Dynamically tunable terahertz metamaterial absorbers integrating with active materials have been widely explored. However, there are still problems that need to be urgently solved, such as modulation depth deficiency, a lack of multiparameter-tunable characteristics, and so on. In this paper, a multiparameter-tunable terahertz absorber composed of two concentric double-opening resonant rings is proposed. Semiconductor silicon and germanium are introduced to fill the openings, so that the absorber possesses three different absorption modes. Regulating semiconductor conductivities using different pump lasers allows dynamic switching among the three absorption modes to be realized.

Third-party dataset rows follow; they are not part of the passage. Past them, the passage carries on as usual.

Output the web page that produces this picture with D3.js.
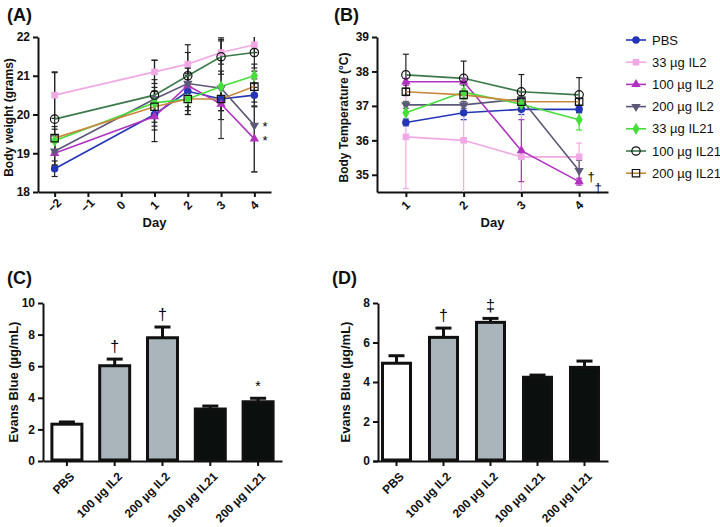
<!DOCTYPE html>
<html>
<head>
<meta charset="utf-8">
<script src="https://cdn.jsdelivr.net/npm/d3@7"></script>
<style>
  body { margin: 0; background: #fff; }
  svg { font-family: "Liberation Sans", Arial, sans-serif; }
  .axis text { font-size: 12px; font-weight: bold; fill: #111; }
  .axis path, .axis line { stroke: #111; stroke-width: 2px; }
  .title { font-weight: bold; fill: #111; }
</style>
</head>
<body>
<script>
// ---- data ----
const seriesNames = ["PBS", "33 µg IL2", "100 µg IL2", "200 µg IL2", "33 µg IL21", "100 µg IL21", "200 µg IL21"]
const seriesColors = ["#2435b6", "#f1a9e5", "#b033c0", "#5c5878", "#45de3a", "#3d7a4b", "#c9883e"]
const seriesShapes = ["circle", "square", "triangle", "triangleDown", "diamond", "openCircle", "openSquare"]

// (A) body weight, days -2,1,2,3,4
const weightDays = [-2, 1, 2, 3, 4]
const weightTicks = [-2, -1, 0, 1, 2, 3, 4]
const weightPBS = [18.6, 20.0, 20.6, 20.4, 20.5]
const weight33IL2 = [20.5, 21.1, 21.3, 21.6, 21.8]
const weight100IL2 = [19.0, 19.95, 20.75, 20.27, 19.37]
const weight200IL2 = [19.05, 20.4, 20.8, 20.68, 19.72]
const weight33IL21 = [19.32, 20.3, 20.4, 20.72, 21.0]
const weight100IL21 = [19.88, 20.5, 21.0, 21.49, 21.6]
const weight200IL21 = [19.39, 20.2, 20.4, 20.4, 20.72]
const weightErrPBS = [0.2, 0.3, 0.6, 0.3, 0.3]
const weightErr33IL2 = [0.6, 0.3, 0.3, 0.3, 0.2]
const weightErr100IL2 = [0.3, 0.65, 0.3, 0.4, 0.85]
const weightErr200IL2 = [0.4, 0.5, 0.4, 1.3, 1.2]
const weightErr33IL21 = [0.3, 0.4, 0.4, 0.4, 0.3]
const weightErr100IL21 = [1.2, 0.9, 0.8, 0.45, 0.4]
const weightErr200IL21 = [0.3, 0.4, 0.3, 0.3, 0.4]

// (B) body temperature, days 1..4
const tempDays = [1, 2, 3, 4]
const tempPBS = [36.52, 36.8, 36.9, 36.9]
const temp33IL2 = [36.1, 36.0, 35.52, 35.52]
const temp100IL2 = [37.7, 37.7, 35.7, 34.8]
const temp200IL2 = [37.03, 37.03, 37.2, 35.12]
const temp33IL21 = [36.8, 37.4, 37.05, 36.6]
const temp100IL21 = [37.9, 37.8, 37.41, 37.32]
const temp200IL21 = [37.41, 37.32, 37.12, 37.12]
const tempErrPBS = [0.1, 0.2, 0.15, 0.1]
const tempErr33IL2 = [1.5, 1.5, 1.7, 0.4]
const tempErr100IL2 = [0.1, 0.1, 0.9, 0.1]
const tempErr200IL2 = [0.1, 0.1, 0.2, 0.3]
const tempErr33IL21 = [0.3, 0.2, 0.2, 0.3]
const tempErr100IL21 = [0.6, 0.5, 0.5, 0.5]
const tempErr200IL21 = [0.1, 0.1, 0.1, 0.1]

// (C), (D) Evans blue
const barGroups = ["PBS", "100 µg IL2", "200 µg IL2", "100 µg IL21", "200 µg IL21"]
const barFills = ["#ffffff", "#a9b5ba", "#a9b5ba", "#0b0f0d", "#0b0f0d"]
const evansC = [2.33, 6.03, 7.8, 3.29, 3.75]
const evansCErr = [0.14, 0.42, 0.68, 0.19, 0.22]
const evansCMarks = ["", "†", "†", "", "*"]
const evansD = [4.95, 6.26, 7.02, 4.24, 4.74]
const evansDErr = [0.38, 0.47, 0.2, 0.11, 0.32]
const evansDMarks = ["", "†", "‡", "", ""]

const weightSeries = [weightPBS, weight33IL2, weight100IL2, weight200IL2, weight33IL21, weight100IL21, weight200IL21]
const weightErrs = [weightErrPBS, weightErr33IL2, weightErr100IL2, weightErr200IL2, weightErr33IL21, weightErr100IL21, weightErr200IL21]
const tempSeries = [tempPBS, temp33IL2, temp100IL2, temp200IL2, temp33IL21, temp100IL21, temp200IL21]
const tempErrs = [tempErrPBS, tempErr33IL2, tempErr100IL2, tempErr200IL2, tempErr33IL21, tempErr100IL21, tempErr200IL21]

const width = 720
const height = 527

const svg = d3.select("body").append("svg")
  .attr("width", width)
  .attr("height", height)

svg.append("rect").attr("width", width).attr("height", height).attr("fill", "#fff")

// marker helper
function drawMarker(g, shape, color) {
  let open = shape === "openCircle" || shape === "openSquare"
  let type = {
    circle: d3.symbolCircle, square: d3.symbolSquare, triangle: d3.symbolTriangle,
    triangleDown: d3.symbolTriangle, diamond: d3.symbolDiamond,
    openCircle: d3.symbolCircle, openSquare: d3.symbolSquare
  }[shape]
  let size = open ? 55 : (shape === "triangle" || shape === "triangleDown" ? 38 : 44)
  g.append("path")
    .attr("d", d3.symbol().type(type).size(size))
    .attr("transform", shape === "triangleDown" ? "rotate(180)" : null)
    .attr("fill", open ? "none" : color)
    .attr("stroke", open ? "#111" : "none")
    .attr("stroke-width", 1.2)
}

function linePanel(opts) {
  let { x, y, days, series, errs, errColors, xTicks, yTicks, yTitle, titleX } = opts
  let g = svg.append("g")

  g.append("g")
    .attr("class", "axis")
    .attr("transform", `translate(0,${y.range()[0]})`)
    .call(d3.axisBottom(x).tickValues(xTicks).tickSize(5).tickSizeOuter(0).tickFormat(d3.format("d")))
    .selectAll("text")
    .attr("y", 0).attr("dy", 0)
    .attr("transform", "translate(0,14) rotate(-45)")
    .style("text-anchor", "middle")
    .attr("dominant-baseline", "middle")

  g.append("g")
    .attr("class", "axis")
    .attr("transform", `translate(${x.range()[0]},0)`)
    .call(d3.axisLeft(y).tickValues(yTicks).tickSize(5).tickSizeOuter(0).tickPadding(3).tickFormat(d3.format("d")))

  let y0 = y.domain()[0], y1 = y.domain()[1]
  let clip = v => Math.max(y0, Math.min(y1, v))

  // error bars
  series.forEach((vals, s) => {
    let eg = g.append("g").attr("stroke", errColors[s]).attr("stroke-width", 1.2)
    vals.forEach((v, i) => {
      let cx = x(days[i])
      let hi = clip(v + errs[s][i]), lo = clip(v - errs[s][i])
      eg.append("line").attr("x1", cx).attr("x2", cx).attr("y1", y(hi)).attr("y2", y(lo))
      ;[hi, lo].forEach(e => {
        if (e > y0 && e < y1) eg.append("line").attr("x1", cx - 3).attr("x2", cx + 3).attr("y1", y(e)).attr("y2", y(e))
      })
    })
  })

  let line = d3.line().x((d, i) => x(days[i])).y(d => y(d))
  series.forEach((vals, s) => {
    g.append("path")
      .datum(vals)
      .attr("d", line)
      .attr("fill", "none")
      .attr("stroke", seriesColors[s])
      .attr("stroke-width", 1.6)
  })
  series.forEach((vals, s) => {
    vals.forEach((v, i) => {
      let m = g.append("g").attr("transform", `translate(${x(days[i])},${y(v)})`)
      drawMarker(m, seriesShapes[s], seriesColors[s])
    })
  })

  g.append("text")
    .attr("class", "title")
    .attr("x", (x.range()[0] + x.range()[1]) / 2)
    .attr("y", 227)
    .attr("text-anchor", "middle")
    .style("font-size", "13px")
    .text("Day")

  g.append("text")
    .attr("class", "title")
    .attr("transform", `translate(${titleX},${(y.range()[0] + y.range()[1]) / 2 + 3}) rotate(-90)`)
    .attr("text-anchor", "middle")
    .style("font-size", "12px")
    .text(yTitle)
  return g
}

function barPanel(opts) {
  let { x, y, values, errs, marks, yTicks, yAxisX, titleX } = opts
  let g = svg.append("g")
  let base = y.range()[0]

  // error bars first (upper only)
  values.forEach((v, i) => {
    let cx = x(barGroups[i]) + x.bandwidth() / 2
    g.append("line").attr("x1", cx).attr("x2", cx).attr("y1", y(v)).attr("y2", y(v + errs[i]))
      .attr("stroke", "#111").attr("stroke-width", 3)
    g.append("line").attr("x1", cx - 8).attr("x2", cx + 8).attr("y1", y(v + errs[i])).attr("y2", y(v + errs[i]))
      .attr("stroke", "#111").attr("stroke-width", 3)
    if (marks[i]) {
      g.append("text")
        .attr("x", cx)
        .attr("y", y(v + errs[i]) - 7)
        .attr("text-anchor", "middle")
        .style("font-size", marks[i] === "*" ? "14px" : "16px")
        .style("fill", "#000")
        .text(marks[i])
    }
  })

  g.selectAll("rect.bar")
    .data(values)
    .join("rect")
    .attr("class", "bar")
    .attr("x", (d, i) => x(barGroups[i]) + 1.5)
    .attr("width", x.bandwidth() - 3)
    .attr("y", d => y(d))
    .attr("height", d => base - y(d) - 1)
    .attr("fill", (d, i) => barFills[i])
    .attr("stroke", "#111")
    .attr("stroke-width", 3)

  g.append("g")
    .attr("class", "axis")
    .attr("transform", `translate(0,${base})`)
    .call(d3.axisBottom(x).tickSize(5).tickSizeOuter(0))
    .selectAll("text")
    .attr("y", 0).attr("dy", 0)
    .attr("transform", "translate(6,14) rotate(-45)")
    .style("text-anchor", "end")
    .attr("dominant-baseline", "middle")

  g.append("g")
    .attr("class", "axis")
    .attr("transform", `translate(${yAxisX},0)`)
    .call(d3.axisLeft(y).tickValues(yTicks).tickSize(5).tickSizeOuter(0).tickPadding(3))

  g.append("text")
    .attr("class", "title")
    .attr("transform", `translate(${titleX},382) rotate(-90)`)
    .attr("text-anchor", "middle")
    .style("font-size", "13px")
    .text("Evans Blue  (µg/mL)")
}

// ---- panel A ----
linePanel({
  x: d3.scaleLinear().domain([-2.5, 4.5]).range([38, 271]),
  y: d3.scaleLinear().domain([18, 22]).range([192, 37]),
  days: weightDays,
  series: weightSeries,
  errs: weightErrs,
  errColors: ["#222", "#222", "#222", "#333", "#222", "#222", "#222"],
  xTicks: weightTicks,
  yTicks: [18, 19, 20, 21, 22],
  yTitle: "Body weight (grams)",
  titleX: 13
})

// ---- panel B ----
linePanel({
  x: d3.scaleLinear().domain([0.5, 4.5]).range([377, 608]),
  y: d3.scaleLinear().domain([34.5, 39]).range([192, 37]),
  days: tempDays,
  series: tempSeries,
  errs: tempErrs,
  errColors: [seriesColors[0], seriesColors[1], seriesColors[2], seriesColors[3], seriesColors[4], "#222", "#222"],
  xTicks: tempDays,
  yTicks: [35, 36, 37, 38, 39],
  yTitle: "Body Temperature (°C)",
  titleX: 348
})

// significance marks on A and B
const yA = d3.scaleLinear().domain([18, 22]).range([192, 37])
const yB = d3.scaleLinear().domain([34.5, 39]).range([192, 37])
;[[weight200IL2[4], "*"], [weight100IL2[4], "*"]].forEach(([v, t]) => {
  svg.append("text").attr("x", 265).attr("y", yA(v) + 6).attr("text-anchor", "middle")
    .style("font-size", "13px").style("fill", "#000").text(t)
})
;[[temp200IL2[3], 591], [temp100IL2[3], 598]].forEach(([v, px]) => {
  svg.append("text").attr("x", px).attr("y", yB(v) + 10).attr("text-anchor", "middle")
    .style("font-size", "13px").style("fill", "#000").text("†")
})

// ---- legend ----
const legend = svg.append("g").attr("transform", "translate(626,40)")
seriesNames.forEach((name, i) => {
  let row = legend.append("g").attr("transform", `translate(0,${i * 22.2})`)
  row.append("line").attr("x1", 0).attr("x2", 20).attr("stroke", seriesColors[i]).attr("stroke-width", 1.6)
  drawMarker(row.append("g").attr("transform", "translate(10,0)"), seriesShapes[i], seriesColors[i])
  row.append("text").attr("x", 26).attr("dy", "0.35em").style("font-size", "13px").style("fill", "#111").text(name)
})

// ---- panel C ----
barPanel({
  x: d3.scaleBand().domain(barGroups).range([43, 282]).paddingInner(0.31).paddingOuter(0.155),
  y: d3.scaleLinear().domain([0, 10]).range([461, 303]),
  values: evansC,
  errs: evansCErr,
  marks: evansCMarks,
  yTicks: [0, 2, 4, 6, 8, 10],
  yAxisX: 43,
  titleX: 18
})

// ---- panel D ----
barPanel({
  x: d3.scaleBand().domain(barGroups).range([373, 608]).paddingInner(0.34).paddingOuter(0.17),
  y: d3.scaleLinear().domain([0, 8]).range([461, 303]),
  values: evansD,
  errs: evansDErr,
  marks: evansDMarks,
  yTicks: [0, 2, 4, 6, 8],
  yAxisX: 378,
  titleX: 350
})

// panel letters
;[["(A)", 7, 21], ["(B)", 334, 21], ["(C)", 7, 284], ["(D)", 332, 284]].forEach(([t, px, py]) => {
  svg.append("text").attr("class", "title").attr("x", px).attr("y", py).style("font-size", "18px").text(t)
})
</script>
</body>
</html>
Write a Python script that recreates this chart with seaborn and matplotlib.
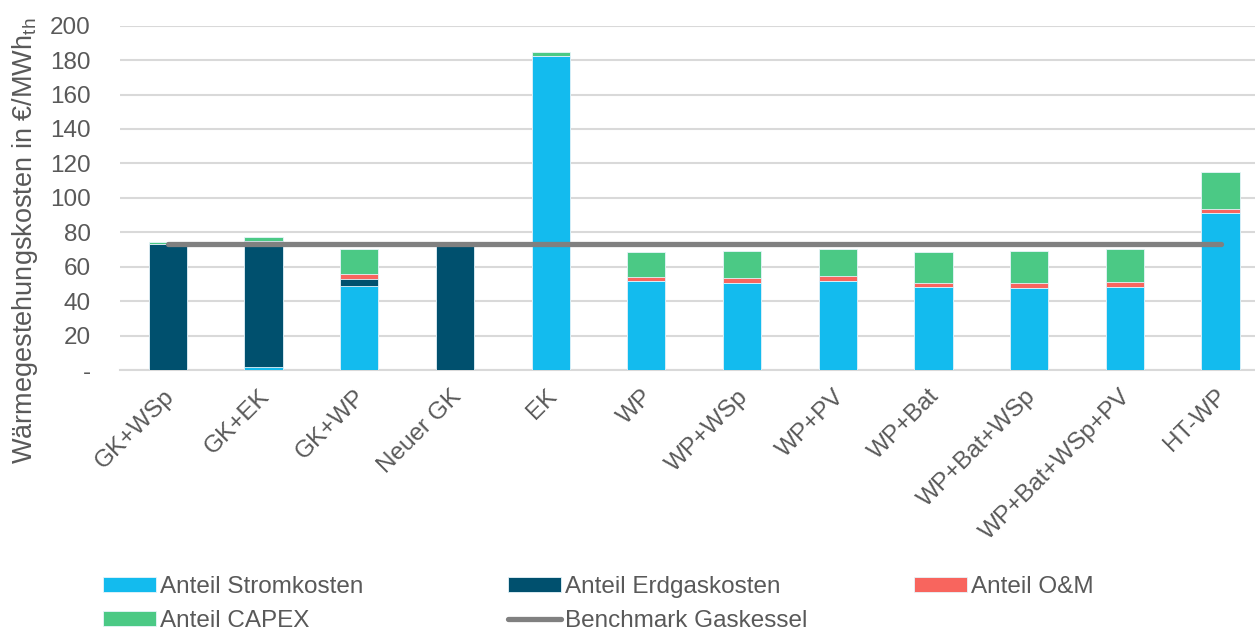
import numpy as np
import pandas as pd
import matplotlib
matplotlib.use("Agg")
import matplotlib.pyplot as plt
import matplotlib.transforms as mtransforms
from matplotlib.patches import Patch
from matplotlib.lines import Line2D
import seaborn as sns

# Heat generation cost components per system variant (EUR/MWh_th)
categories = ["GK+WSp", "GK+EK", "GK+WP", "Neuer GK", "EK", "WP", "WP+WSp",
              "WP+PV", "WP+Bat", "WP+Bat+WSp", "WP+Bat+WSp+PV", "HT-WP"]
strom = [0.0, 2.0, 49.0, 0.0, 182.5, 51.5, 50.8, 51.7, 48.3, 47.9, 48.3, 91.1]
erdgas = [73.0, 73.0, 4.0, 72.5, 0.0, 0.0, 0.0, 0.0, 0.0, 0.0, 0.0, 0.0]
om = [0.0, 0.0, 2.5, 0.0, 0.0, 2.3, 2.4, 2.8, 2.5, 2.9, 2.8, 2.5]
capex = [1.2, 2.2, 14.5, 0.0, 2.5, 14.6, 15.8, 15.5, 17.6, 18.3, 19.0, 21.5]
benchmark = [73.2] * len(categories)

yticks = [0, 20, 40, 60, 80, 100, 120, 140, 160, 180, 200]
ytick_labels = ["-", "20", "40", "60", "80", "100", "120", "140", "160", "180", "200"]

c_strom = "#13BBEE"
c_gas = "#00506E"
c_om = "#F8655E"
c_capex = "#4BC985"
c_bench = "#808080"
c_text = "#595959"
c_grid = "#D9D9D9"
c_edge = "#E6F4FA"

FS = 17.5

sns.set_theme(style="white")
plt.rcParams["font.family"] = ["Liberation Sans", "DejaVu Sans"]
plt.rcParams["mathtext.fontset"] = "custom"
plt.rcParams["mathtext.rm"] = "Liberation Sans"

df = pd.DataFrame({"cat": categories, "strom": strom, "erdgas": erdgas,
                   "om": om, "capex": capex, "bench": benchmark})
df["l1"] = df["strom"]
df["l2"] = df["l1"] + df["erdgas"]
df["l3"] = df["l2"] + df["om"]
df["l4"] = df["l3"] + df["capex"]

fig = plt.figure(figsize=(12.55, 6.37), dpi=100)
ax = fig.add_axes([120 / 1255, (637 - 370) / 637, (1255 - 120) / 1255, (370 - 25.7) / 637])

bar_kw = dict(width=0.4, edgecolor=c_edge, linewidth=0.6, order=categories,
              errorbar=None, ax=ax, zorder=3, saturation=1)
# cumulative totals, drawn from the top layer down so each segment stays visible
sns.barplot(data=df, x="cat", y="l4", color=c_capex, **bar_kw)
sns.barplot(data=df, x="cat", y="l3", color=c_om, **bar_kw)
sns.barplot(data=df, x="cat", y="l2", color=c_gas, **bar_kw)
sns.barplot(data=df, x="cat", y="l1", color=c_strom, **bar_kw)

xpos = np.arange(len(categories))
sns.lineplot(x=xpos, y=df["bench"].values, ax=ax, color=c_bench, lw=3.8,
             solid_capstyle="round", zorder=5)

ax.set_xlim(-0.5, 11.36)
ax.set_ylim(0, 200)
ax.set_yticks(yticks)
ax.set_yticklabels(ytick_labels)
ax.yaxis.grid(True, color=c_grid, lw=1.5, zorder=0)
ax.set_axisbelow(True)
for s in ["top", "right", "left"]:
    ax.spines[s].set_visible(False)
ax.spines["bottom"].set_color(c_grid)
ax.spines["bottom"].set_linewidth(1.5)
ax.tick_params(axis="both", length=0, colors=c_text, labelsize=FS)
ax.tick_params(axis="y", pad=21)
ax.tick_params(axis="x", pad=11)
ax.set_xlabel("")
ax.set_xticks(xpos)
ax.set_xticklabels(categories, rotation=45, ha="right", rotation_mode="anchor")
shift = mtransforms.ScaledTranslation(-5 / 100, 0, fig.dpi_scale_trans)
for lbl in ax.get_xticklabels():
    lbl.set_transform(lbl.get_transform() + shift)

ax.set_ylabel("Wärmegestehungskosten in €/MWh$_{\\mathregular{th}}$", fontsize=19.5,
              color=c_text)
ax.yaxis.set_label_coords(-80 / 1135, 0.375)

def patch(c):
    return Patch(facecolor=c, edgecolor=c_edge, linewidth=0.6)

leg_kw = dict(loc="upper left", frameon=False, fontsize=FS, handlelength=2.18,
              handleheight=0.62, handletextpad=0.17, labelspacing=0.5,
              borderaxespad=0, borderpad=0, labelcolor=c_text)
top = 1 - 576 / 637
fig.legend([patch(c_strom), patch(c_capex)], ["Anteil Stromkosten", "Anteil CAPEX"],
           bbox_to_anchor=(103 / 1255, top), **leg_kw)
fig.legend([patch(c_gas), Line2D([], [], color=c_bench, lw=3.8, solid_capstyle="round")],
           ["Anteil Erdgaskosten", "Benchmark Gaskessel"],
           bbox_to_anchor=(508 / 1255, top), **leg_kw)
fig.legend([patch(c_om)], ["Anteil O&M"],
           bbox_to_anchor=(914 / 1255, top), **leg_kw)

fig.savefig("out.png", dpi=100)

Adjusting the polarization angle of incident THz waves through device rotation facilitates easy and convenient modulation of the absorption amplitude. Calculation results show that the maximum modulation range for amplitude is 0 to 90.1%. Thus, due to the existence of two regulatory degrees of freedom, absorption mode switching and amplitude modulation are realized simultaneously. Most importantly, continuous modulation of the absorption amplitude is obtained at every resonant point in all three absorption modes without frequency drift. This scheme provides a new perspective for exploring future terahertz absorbers.